Without a doubt, I am overly anxious for spring’s arrival. This task should have been delayed until a milder afternoon, but with slippery mud and snow scheduled to arrive later that night (that became ice, not snow), I loaded the flagging with plans to stack it neatly at the edge of the driveway. But as often happens, I became possessed by uncontrollable forces that compelled me to labor into the fading light, laying the granite flagging.
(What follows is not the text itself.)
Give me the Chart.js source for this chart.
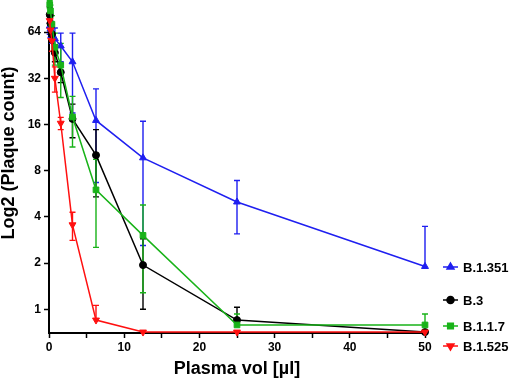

The gravel and boulders, and new planting will wait for a better day. I have an idea how this will go. The only must is for the granite path to be wide enough for a mower to get to the small sections of lawn in the rear garden. The width will be covered by the flagging and gravel, and possibly even a small section of turf since I dislike wide areas of gravel. Of course, there will be plants in the narrow planting area, but I’ll work that out on a sunny and mild afternoon soon to come.

5 Comments Add yours

  1. Lucy says:

    I’m interested in seeing how you finish this. I love works-in-progress type things. So much more useful than the glamor shot of the finished project.

    1. Dave says:

      I hope that the after photo comes in a few weeks. Since this will be access to a wide mower, the path will not be as narrow and overgrown as I’d like.

  2. Mike Bingham says:

    Hi Dave,
    I enjoy your posts.
    I’m trying out raised bed gardening for my vegetables and herbs.
    Any advice you can share or a post on the topic will be greatly appreciated.
    Zone 7a
    Michael Bingham
    Sent from my iPad

    1. Dave says:

      I gave up growing vegetables years ago, and now the garden’s too shady. I get a few handfuls, birds get the rest, from three blueberries growing in the sunny, but damp rear garden, so I don’t have much to offer.

  3. I have a similar muddy mess area leading from one part of my garden to another, and I’m thinking of taking a similar approach with irregular bluestone flagging, planted in between with a ground cover that can tolerate shade and damp.